Sanktionen haben ihren Platz, selbst wenn sie Putin nicht aufhalten werden. Sie zeigen, dass die EU einig ist – und sollen mögliche Nachahmer abschrecken, meint Christian von Soest vom German Institute for Global and Area Studies.

Angesichts der schockierenden Bilder russischer Bombenangriffe und rollender Panzer in der Ukraine scheint es geradezu lächerlich, über die Wirksamkeit von Sanktionen zu sprechen. Hat nicht der Westen mit seinen Sanktionsdrohungen auf ganzer Linie versagt? Russlands Präsident Putin kümmerten die jetzt drohenden wirtschaftlichen Zwangsmaßnahmen offensichtlich nicht.

Jedoch haben Wirtschaftssanktionen trotz allem einen bedeutenden Platz im Werkzeugkasten der Außenpolitik, auch und gerade um krass völkerrechtswidrigem Verhalten wie dem russischen Einmarsch in der Ukraine zu begegnen.

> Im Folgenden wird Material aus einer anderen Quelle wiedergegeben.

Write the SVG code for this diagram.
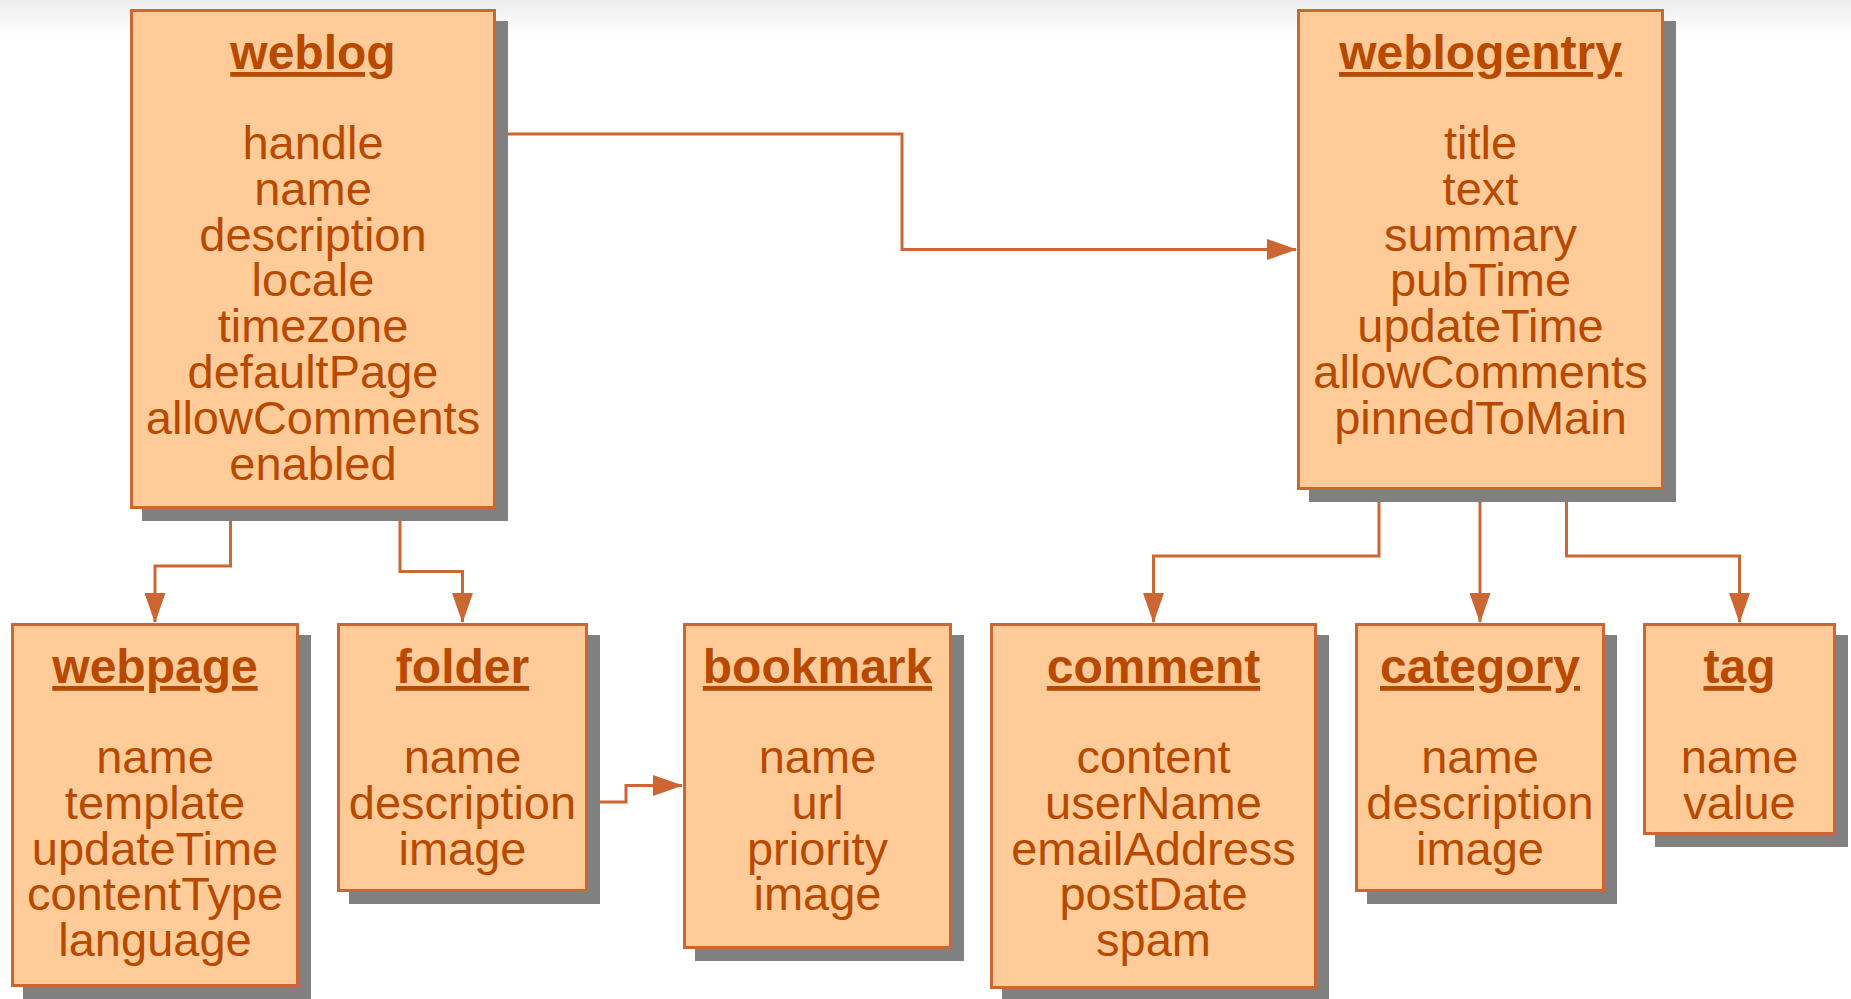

Es ist wichtig, dass wir die Maßnahmen nicht allein daran messen, ob sie direkt zur Verhaltensänderung des Sanktionsziels beitragen. Studien zeigen, dass sie dabei in ungefähr einem Drittel der Fälle erfolgreich sind. Die Erfolgswahrscheinlichkeit schrumpft weiter bei Streitpunkten, die dem Sanktionsziel besonders wichtig sind – und der Angriff der Ukraine gehört für Russlands Präsident zweifellos dazu.

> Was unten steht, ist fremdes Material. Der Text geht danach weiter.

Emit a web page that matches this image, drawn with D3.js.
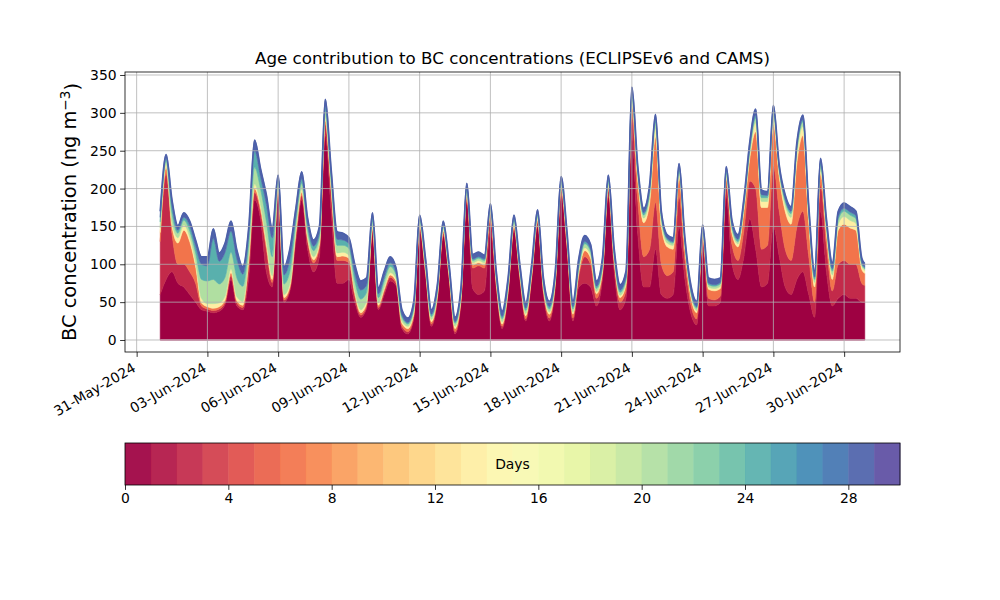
<!DOCTYPE html>
<html>
<head>
<meta charset="utf-8">
<script src="https://cdn.jsdelivr.net/npm/d3@7"></script>
<style>
  body { margin: 0; background: #fff; }
  svg { font-family: "DejaVu Sans", sans-serif; }
</style>
</head>
<body>
<svg id="chart" width="1000" height="600"></svg>
<script>
// time steps: hours after 01-Jun-2024 00:00 UTC (6-hourly, last one 30-Jun 21:00)
const hoursFromStart = d3.range(0, 720, 6).concat([717]);

// BC contribution (ng m-3) by age class
const age0to1 = [
  60, 80, 90, 75, 70, 60, 50, 40, 38, 36, 38, 47, 80, 45, 40, 82, 185, 160, 90, 70,
  190, 50, 65, 130, 185, 120, 90, 110, 270, 170, 75, 75, 80, 50, 30, 42, 140, 40, 60, 78,
  72, 15, 8, 28, 145, 86, 18, 52, 138, 80, 8, 48, 185, 68, 60, 65, 145, 68, 15, 60,
  145, 80, 25, 80, 150, 60, 25, 70, 192, 120, 25, 70, 75, 70, 45, 80, 190, 90, 40, 55,
  272, 140, 70, 70, 120, 60, 55, 60, 150, 80, 35, 20, 125, 45, 45, 50, 190, 100, 80, 110,
  160, 120, 70, 75, 150, 110, 70, 60, 80, 90, 60, 30, 170, 90, 45, 55, 60, 55, 55, 50, 50
];
const age1to4 = [
  70, 140, 50, 25, 30, 30, 25, 5, 3, 3, 3, 3, 5, 4, 3, 15, 10, 10, 30, 6,
  8, 3, 3, 8, 6, 10, 12, 12, 15, 25, 30, 30, 22, 8, 3, 3, 5, 3, 4, 5,
  3, 3, 3, 3, 3, 3, 3, 3, 3, 3, 3, 3, 4, 27, 38, 30, 18, 5, 3, 3,
  3, 3, 3, 3, 5, 4, 4, 3, 6, 5, 4, 15, 35, 30, 10, 6, 8, 10, 10, 10,
  27, 45, 40, 50, 62, 40, 30, 30, 40, 25, 12, 8, 8, 10, 8, 8, 15, 25, 25, 35,
  50, 80, 50, 50, 80, 60, 50, 45, 70, 80, 50, 20, 35, 35, 20, 45, 45, 45, 45, 25, 22
];
const age4to10 = [
  12, 8, 10, 28, 45, 40, 22, 4, 3, 3, 3, 3, 4, 3, 3, 8, 5, 5, 6, 4,
  4, 3, 3, 4, 4, 4, 4, 4, 5, 5, 5, 6, 6, 4, 3, 3, 3, 3, 3, 3,
  3, 4, 4, 3, 3, 3, 3, 3, 3, 3, 4, 3, 3, 4, 4, 4, 4, 3, 3, 3,
  3, 3, 4, 3, 3, 3, 5, 3, 3, 3, 5, 5, 8, 8, 6, 4, 4, 5, 6, 8,
  12, 25, 45, 60, 86, 50, 38, 30, 25, 15, 10, 8, 5, 12, 12, 10, 8, 15, 18, 25,
  30, 75, 55, 50, 55, 45, 50, 48, 85, 100, 45, 20, 15, 15, 15, 45, 48, 48, 45, 18, 16
];
const age10to16 = [
  6, 5, 5, 7, 7, 6, 6, 6, 4, 6, 5, 5, 5, 5, 5, 6, 6, 5, 6, 5,
  4, 4, 4, 4, 4, 4, 4, 4, 4, 4, 5, 5, 4, 4, 4, 4, 3, 3, 3, 3,
  3, 3, 3, 3, 3, 3, 3, 3, 3, 3, 3, 3, 3, 3, 3, 3, 3, 3, 3, 3,
  3, 3, 3, 3, 3, 3, 3, 3, 3, 3, 3, 3, 4, 4, 3, 3, 3, 3, 3, 3,
  5, 6, 6, 8, 12, 7, 5, 5, 5, 4, 4, 3, 3, 3, 3, 3, 3, 4, 4, 5,
  6, 12, 8, 8, 10, 6, 8, 9, 12, 12, 8, 6, 6, 6, 6, 8, 10, 10, 9, 5, 4
];
const age16to22 = [
  8, 4, 12, 6, 6, 8, 12, 25, 30, 32, 25, 25, 22, 25, 20, 15, 22, 20, 25, 25,
  4, 14, 16, 10, 8, 8, 8, 7, 8, 8, 10, 9, 9, 12, 14, 11, 6, 7, 8, 8,
  5, 5, 3, 5, 4, 4, 4, 4, 3, 4, 4, 4, 4, 3, 3, 3, 3, 4, 4, 4,
  4, 3, 4, 3, 3, 4, 4, 4, 4, 4, 4, 4, 5, 5, 4, 4, 4, 4, 4, 4,
  5, 5, 4, 6, 7, 5, 4, 3, 4, 3, 3, 3, 3, 3, 3, 3, 4, 4, 3, 3,
  5, 6, 5, 5, 5, 3, 5, 5, 6, 6, 5, 4, 5, 5, 5, 6, 7, 7, 6, 2, 2
];
const age22to26 = [
  6, 3, 10, 4, 4, 7, 9, 20, 20, 54, 30, 33, 28, 25, 16, 12, 22, 16, 22, 25,
  3, 12, 16, 8, 6, 7, 6, 5, 6, 5, 8, 7, 6, 10, 12, 9, 4, 5, 5, 5,
  3, 3, 2, 3, 2, 3, 3, 2, 2, 2, 2, 2, 2, 2, 2, 2, 2, 2, 3, 3,
  2, 2, 3, 2, 2, 2, 3, 2, 2, 2, 3, 3, 3, 3, 3, 3, 3, 3, 3, 3,
  4, 3, 3, 4, 4, 3, 2, 2, 3, 2, 2, 2, 2, 2, 2, 2, 3, 3, 3, 3,
  4, 4, 4, 3, 4, 2, 3, 3, 3, 3, 3, 3, 3, 3, 3, 4, 4, 4, 4, 2, 2
];
const age26to30 = [
  8, 5, 8, 6, 6, 6, 8, 10, 12, 13, 11, 12, 13, 12, 10, 10, 14, 11, 13, 13,
  5, 11, 14, 10, 9, 8, 8, 8, 10, 8, 10, 9, 8, 12, 12, 10, 7, 8, 8, 8,
  6, 7, 6, 6, 5, 6, 6, 6, 5, 5, 6, 6, 6, 6, 6, 5, 5, 6, 7, 6,
  5, 6, 7, 6, 6, 6, 7, 6, 6, 6, 7, 8, 8, 6, 7, 8, 6, 6, 7, 8,
  9, 6, 6, 7, 7, 5, 5, 5, 6, 6, 7, 7, 6, 7, 7, 6, 6, 6, 6, 6,
  7, 8, 6, 5, 6, 5, 6, 6, 6, 6, 7, 8, 6, 6, 8, 7, 7, 7, 6, 6, 5
];

// colour bin (of 30) used for each age band
const ageBands = [
  { key: 'age0to1', values: age0to1, bin: 0 },
  { key: 'age1to4', values: age1to4, bin: 2 },
  { key: 'age4to10', values: age4to10, bin: 6 },
  { key: 'age10to16', values: age10to16, bin: 13 },
  { key: 'age16to22', values: age16to22, bin: 20 },
  { key: 'age22to26', values: age22to26, bin: 24 },
  { key: 'age26to30', values: age26to30, bin: 28 }
];

const nDays = 30;
const yTicks = [0, 50, 100, 150, 200, 250, 300, 350];
const dateTicks = ['2024-05-31', '2024-06-03', '2024-06-06', '2024-06-09', '2024-06-12', '2024-06-15',
  '2024-06-18', '2024-06-21', '2024-06-24', '2024-06-27', '2024-06-30'];
const dayTicks = [0, 4, 8, 12, 16, 20, 24, 28];

const start = Date.UTC(2024, 5, 1);
const times = hoursFromStart.map(h => new Date(start + h * 3600e3));

const rows = times.map((t, i) => {
  const row = { time: t };
  ageBands.forEach(b => { row[b.key] = b.values[i]; });
  return row;
});

const binColor = i => d3.interpolateSpectral(i / (nDays - 1));

const svg = d3.select('#chart');
const margin = { top: 72, right: 100, bottom: 248, left: 125 };
const width = 1000 - margin.left - margin.right;
const height = 600 - margin.top - margin.bottom;

const g = svg.append('g').attr('transform', `translate(${margin.left},${margin.top})`);

const x = d3.scaleUtc()
  .domain([new Date(start - 1.494 * 864e5), new Date(start + 31.369 * 864e5)])
  .range([0, width]);

const y = d3.scaleLinear()
  .domain([-15.85, 353.96])
  .range([height, 0]);

// Stacked areas
const stack = d3.stack().keys(ageBands.map(b => b.key));
const series = stack(rows);

const area = d3.area()
  .curve(d3.curveMonotoneX)
  .x(d => x(d.data.time))
  .y0(d => y(d[0]))
  .y1(d => y(d[1]));

g.selectAll('.band')
  .data(series)
  .enter()
  .append('path')
  .attr('class', 'band')
  .attr('fill', (d, i) => binColor(ageBands[i].bin))
  .attr('stroke', (d, i) => binColor(ageBands[i].bin))
  .attr('stroke-width', 0.6)
  .attr('d', area);

// darker edge on top of the oldest band
g.append('path')
  .datum(series[series.length - 1])
  .attr('fill', 'none')
  .attr('stroke', '#4c5fa9')
  .attr('stroke-width', 1.6)
  .attr('d', d3.line().curve(d3.curveMonotoneX).x(d => x(d.data.time)).y(d => y(d[1])));

// thin line along the zero level
g.append('path')
  .datum(rows)
  .attr('fill', 'none')
  .attr('stroke', '#d483a4')
  .attr('stroke-width', 1.6)
  .attr('d', d3.line().x(d => x(d.time)).y(() => y(0)));

// Grid
const tickDates = dateTicks.map(s => new Date(s + 'T00:00:00Z'));
g.append('g')
  .selectAll('line')
  .data(tickDates)
  .enter()
  .append('line')
  .attr('x1', d => x(d)).attr('x2', d => x(d))
  .attr('y1', 0).attr('y2', height)
  .attr('stroke', '#b0b0b0').attr('stroke-width', 0.8);

g.append('g')
  .selectAll('line')
  .data(yTicks)
  .enter()
  .append('line')
  .attr('x1', 0).attr('x2', width)
  .attr('y1', d => y(d)).attr('y2', d => y(d))
  .attr('stroke', '#b0b0b0').attr('stroke-width', 0.8);

// Axes
const yAxis = g.append('g')
  .call(d3.axisLeft(y).tickValues(yTicks).tickSize(4.9).tickPadding(3.5));
yAxis.select('.domain').remove();
yAxis.selectAll('text').attr('font-size', 13.9).attr('fill', '#000').attr('font-family', 'DejaVu Sans');
yAxis.selectAll('line').attr('stroke', '#000').attr('stroke-width', 0.8);

const xAxis = g.append('g')
  .attr('transform', `translate(0,${height})`)
  .call(d3.axisBottom(x).tickValues(tickDates).tickSize(4.9).tickFormat(d3.utcFormat('%d-%b-%Y')));
xAxis.select('.domain').remove();
xAxis.selectAll('line').attr('stroke', '#000').attr('stroke-width', 0.8);
xAxis.selectAll('text')
  .attr('font-size', 13.9)
  .attr('font-family', 'DejaVu Sans')
  .attr('fill', '#000')
  .attr('text-anchor', 'end')
  .attr('y', 0)
  .attr('dy', '0.8em')
  .attr('transform', 'translate(-6,9) rotate(-30)');

g.append('rect')
  .attr('width', width).attr('height', height)
  .attr('fill', 'none').attr('stroke', '#000').attr('stroke-width', 0.8);

// Title and y label
svg.append('text')
  .attr('x', margin.left + width / 2)
  .attr('y', 64)
  .attr('text-anchor', 'middle')
  .attr('font-size', 16.7)
  .text('Age contribution to BC concentrations (ECLIPSEv6 and CAMS)');

const ylab = svg.append('text')
  .attr('transform', `translate(76,${margin.top + height / 2}) rotate(-90)`)
  .attr('text-anchor', 'middle')
  .attr('font-size', 19.4);
ylab.append('tspan').text('BC concentration (ng m');
ylab.append('tspan').attr('dy', '-0.45em').attr('font-size', 13.6).text('\u22123');
ylab.append('tspan').attr('dy', '0.45em').text(')');

// Colorbar
const cb = svg.append('g').attr('transform', 'translate(125,443)');
const cbHeight = 42;
const cx = d3.scaleLinear().domain([0, nDays]).range([0, width]);

cb.selectAll('rect.bin')
  .data(d3.range(nDays))
  .enter()
  .append('rect')
  .attr('class', 'bin')
  .attr('x', d => cx(d))
  .attr('width', d => cx(d + 1) - cx(d) + 0.4)
  .attr('height', cbHeight)
  .attr('fill', d => binColor(d))
  .attr('fill-opacity', 0.93);

cb.append('rect')
  .attr('width', width).attr('height', cbHeight)
  .attr('fill', 'none').attr('stroke', '#000').attr('stroke-width', 0.8);

const cbAxis = cb.append('g')
  .attr('transform', `translate(0,${cbHeight})`)
  .call(d3.axisBottom(cx).tickValues(dayTicks).tickSize(4.9).tickPadding(3.5));
cbAxis.select('.domain').remove();
cbAxis.selectAll('line').attr('stroke', '#000').attr('stroke-width', 0.8);
cbAxis.selectAll('text').attr('font-size', 13.9).attr('fill', '#000').attr('font-family', 'DejaVu Sans');

cb.append('text')
  .attr('x', width / 2)
  .attr('y', cbHeight / 2)
  .attr('dy', '0.35em')
  .attr('text-anchor', 'middle')
  .attr('font-size', 13.9)
  .text('Days');
</script>
</body>
</html>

Jedoch können Sanktionen auch den Handlungsspielraum des Gegenübers einschränken. Das klassische Beispiel sind Waffenembargos bei kriegerischen Konflikten, die – wenn sie durchgesetzt werden – den Nachschub von Waffen und Munition unterbinden. Im Fall von Russland können die Listung der politischen Eliten, die Sanktionierung von Banken und der erschwerte Handel mit Staatsanleihen, also das weitgehende Abkoppeln vom internationalen Finanzsystem, den Spielraum der russischen Regierung verringern. Schließlich senden die EU und die USA mit Sanktionen ein deutliches Signal, das zentrale völkerrechtliche Normen wie die Unverletzbarkeit der Grenzen bestärkt. Eine Verletzung dieser Grundsätze ist mit hohen Kosten verbunden. Nach außen sollen Sanktionen damit einerseits bestrafen und andererseits das Sanktionsziel Russland und mögliche Nachahmer von weiteren kriegerischen Handlungen abschrecken. In der Kriminologie wird diese Wirkung als „Spezial- und Generalprävention“ bezeichnet. Nach innen zeigen die 27 Mitgliedsstaaten, dass die EU handlungsfähig ist. Bereits als Putin am Montag die selbst ernannten Volksrepubliken Donezk und Luhansk anerkannte, reagierten die EU-Regierungen – für viele überraschend – schnell und einmütig.

Sanktionen stehen damit zwischen Nichtstun und Krieg. Sie sind ein Mittel der Außenpolitik, aber kein Allheilmittel. Wichtig ist nun, dass wirkliche Kosten für Präsident Putin und seine Unterstützer entstehen. Die Zwangsmaßnahmen haben ihre Berechtigung, auch wenn sie wahrscheinlich nicht zu einer unmittelbaren Verhaltensänderung und damit der Beendigung des Angriffs der Ukraine führen werden – leider.